Söz konusu hadisi, "Yeni Ateist ve islamofobik" olduğu dönemde Müslüman topluluklar içinde çocukların evlendirilmesine kaynak oluşturduğu iddiasıyla sıkça duyduğunu belirten Little, son tezlerinin islamofobiklerden islam savunucularına ve Hristiyan misyonerlerine kadar farklı kesimlerden tepkiler alacağının farkında olduğunu belirtti.
Little ayrıca, tezlerinin islam'daki hadis ve fıkıh geleneklerine topyekün bir saldırıya malzeme yapılamayacağını, çünkü bu geleneklerin köklerinin daha geriye gittiğini sözlerine ekledi.
Little'ın makalesi sosyal medyada kısa sürede yankı buldu.

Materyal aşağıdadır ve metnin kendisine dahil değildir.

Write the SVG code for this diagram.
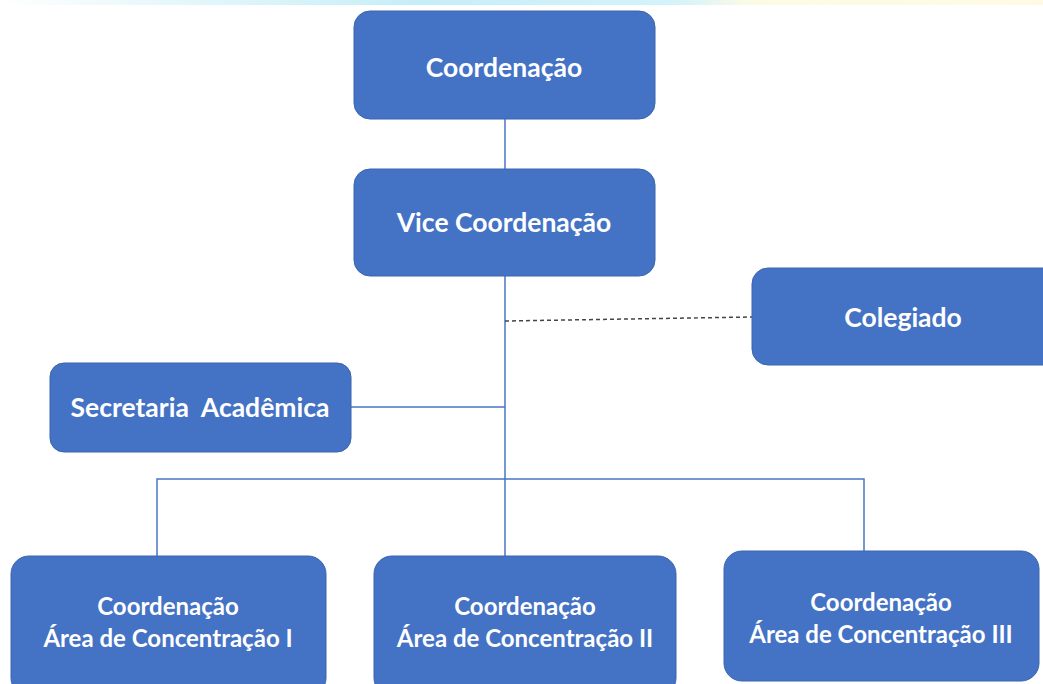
<svg xmlns="http://www.w3.org/2000/svg" width="1043" height="684" viewBox="0 0 1043 684">
<defs>
<linearGradient id="band" x1="0" y1="0" x2="1" y2="0">
<stop offset="0" stop-color="#ffffff"/>
<stop offset="0.15" stop-color="#e8f8fb"/>
<stop offset="0.4" stop-color="#c6eef8"/>
<stop offset="0.65" stop-color="#d4f3fa"/>
<stop offset="0.72" stop-color="#fdfbe6"/>
<stop offset="1" stop-color="#fffbe3"/>
</linearGradient>
</defs>
<style>
.box{fill:#4472C4;stroke:#3a64ad;stroke-width:1}
.t{font-family:Lato,"Open Sans","Liberation Sans",sans-serif;font-weight:bold;fill:#ffffff;text-anchor:middle}
.big{font-size:26.5px}
.sm{font-size:24px}
.ln{stroke:#4a74c6;stroke-width:1.5;fill:none}
.dash{stroke:#444;stroke-width:1.5;stroke-dasharray:4 3;fill:none}
</style>
<rect x="0" y="0" width="1043" height="684" fill="#ffffff"/>
<rect x="0" y="0" width="1043" height="5" fill="url(#band)"/>
<g id="connectors">
<line class="ln" x1="505" y1="119" x2="505" y2="169"/>
<line class="ln" x1="505" y1="276" x2="505" y2="556"/>
<line class="dash" x1="505" y1="321" x2="752" y2="317"/>
<line class="ln" x1="351" y1="407" x2="505" y2="407"/>
<polyline class="ln" points="157,556 157,479 864,479 864,551"/>
</g>
<g id="coordenacao">
<rect class="box" x="354" y="11" width="301" height="108" rx="16"/>
<text class="t big" x="504" y="77">Coordenação</text>
</g>
<g id="vice">
<rect class="box" x="354" y="169" width="301" height="107" rx="16"/>
<text class="t big" x="504" y="232">Vice Coordenação</text>
</g>
<g id="colegiado">
<rect class="box" x="752" y="268" width="310" height="97" rx="16"/>
<text class="t big" x="903" y="327">Colegiado</text>
</g>
<g id="secretaria">
<rect class="box" x="50" y="363" width="301" height="89" rx="14"/>
<text class="t big" x="200" y="417" xml:space="preserve">Secretaria  Acadêmica</text>
</g>
<g id="area1">
<rect class="box" x="11" y="556" width="315" height="140" rx="18"/>
<text class="t sm" x="168" y="615">Coordenação</text>
<text class="t sm" x="168" y="647">Área de Concentração I</text>
</g>
<g id="area2">
<rect class="box" x="374" y="556" width="302" height="140" rx="18"/>
<text class="t sm" x="525" y="615">Coordenação</text>
<text class="t sm" x="525" y="647">Área de Concentração II</text>
</g>
<g id="area3">
<rect class="box" x="724" y="551" width="315" height="130" rx="18"/>
<text class="t sm" x="881" y="611">Coordenação</text>
<text class="t sm" x="881" y="643">Área de Concentração III</text>
</g>
</svg>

Harvard Üniversitesi'nde islam çalışmaları alanında doktora adayı Javad T. Hashmi, Little'ın tezlerinden övgüyle bahsettiği bir makale yazarak, islam dünyasındaki "reformistler, muhafazakârlar ve köktenciler" arasındaki mücadelede artık modern tarihçilerin de söz sahibi olduğunu savundu:
Little'ın argümanlarına şahsen ikna olsam da, bunlar ancak akademik ve dini çevrelerde devam eden son derece çekişmeli bir konudaki en son salvolar olabilir.
insan hakları savunucuları özel olarak çocukların evlendirilmesi gibi güncel bir konuda kaygılı olabilir ama dini aktörler için mesele daha büyük.
Modern tarihsel-eleştirel bilim, geleneksel islami kaynakların üzerine doğru gelirken, en azından bazı Müslüman bilim ve din insanları arasında kaygı hissedilebiliyor.